For while these highly redistributive tax ideas may not be what we see put into practice after this election, they have not necessarily gone away. If the May government is re-elected and makes a mess of Brexit or if, as is likely, inequality rises again under the impact of the cash freeze on benefits at a time of relatively high inflation, Labour may yet stage a comeback, if not under its present leader.
 
The other strand, from the Liberal Democrats, that only a modest increase in one tax is needed to solve most of the problems besetting the public services, is in effect a re-run of the party’s policy of the 1990s. Again, to voters it is quite an attractive idea, in a way that telling them it would take very big tax increases to do the job would not.
 
Both Labour and the Liberal Democrats had the freedom to be specific with their tax pledges, whatever the damage to an economy facing significant post-Brexit challenges, because neither party expects to be in government.
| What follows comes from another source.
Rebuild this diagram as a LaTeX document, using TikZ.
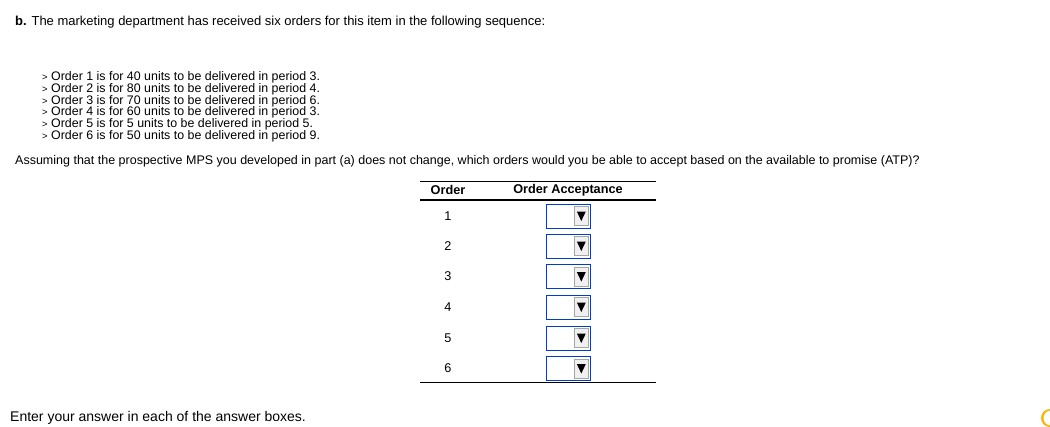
\documentclass[tikz,border=0pt]{standalone}
\usepackage{fontspec}
\setmainfont{Liberation Sans}
\begin{document}
\begin{tikzpicture}[x=1pt,y=-1pt,
  txt/.style={anchor=west,inner sep=0pt,font=\fontsize{12.6}{14}\selectfont},
  cell/.style={inner sep=0pt,font=\fontsize{12.7}{14}\selectfont},
  box/.style={draw=blue!70!cyan!80!black,line width=1pt,minimum width=44pt,minimum height=24pt,inner sep=0pt},
  btn/.style={draw=gray!70,fill=gray!12,minimum width=14pt,minimum height=19pt,inner sep=0pt}]
\useasboundingbox (0,0) rectangle (1050,426);
\node[txt,font=\fontsize{13}{15}\selectfont] (t) at (15,22) {\textbf{b.} The marketing department has received six orders for this item in the following sequence:};
\foreach \i/\u/\p [count=\k] in {1/40/3,2/80/4,3/70/6,4/60/3,5/5/5,6/50/9}
  \node[txt,font=\fontsize{12.4}{14}\selectfont] (l\k) at (42,65.5+11.8*\k) {{\fontsize{9.5}{10}\selectfont>} Order \i\ is for \u\ units to be delivered in period \p.};
\node[txt,font=\fontsize{12.5}{14}\selectfont] (q) at (15,161) {Assuming that the prospective MPS you developed in part (a) does not change, which orders would you be able to accept based on the available to promise (ATP)?};
\draw[line width=0.8pt] (420,181) -- (656,181);
\node[cell] (h1) at (448,190) {\bfseries Order};
\node[cell] (h2) at (568,190) {\bfseries Order Acceptance};
\draw[line width=1.6pt] (420,200) -- (656,200);
\foreach \k/\y in {1/216,2/246,3/276.5,4/307,5/338,6/368.5}{
  \node[cell] (n\k) at (448,\y) {\k};
  \node[box] (b\k) at (568,\y) {};
  \node[btn,anchor=east] (a\k) at ([xshift=-2pt]b\k.east) {};
  \fill ([xshift=-4.5pt,yshift=4.5pt]a\k.center) -- ([xshift=4.5pt,yshift=4.5pt]a\k.center) -- ([yshift=-5pt]a\k.center) -- cycle;
}
\draw[line width=0.8pt] (420,382) -- (656,382);
\node[txt,font=\fontsize{14}{16}\selectfont] (e) at (10,418) {Enter your answer in each of the answer boxes.};
\fill[orange!60!yellow] (1050,418) circle (9pt);
\fill[white] (1051,418) circle (7.5pt);
\end{tikzpicture}
\end{document}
The Tories, who do, have been much more circumspect, deciding after Hammond’s March budget mishap that the less specific a governing party’s tax programme, the better. This is not, I think, a prelude to some big tax hikes after the election, though the NI proposals of last March will be revisited. It is a deliberate strategy of not offering too many hostages to fortune.
 
Theresa May has been criticised for including in her manifesto some policies lifted almost directly from Labour’s manifesto in 2015 when the party was led by Ed Miliband. It appears safe to assume that she will not be borrowing any of the tax policies outlined in the Corbyn Labour manifesto of 2017.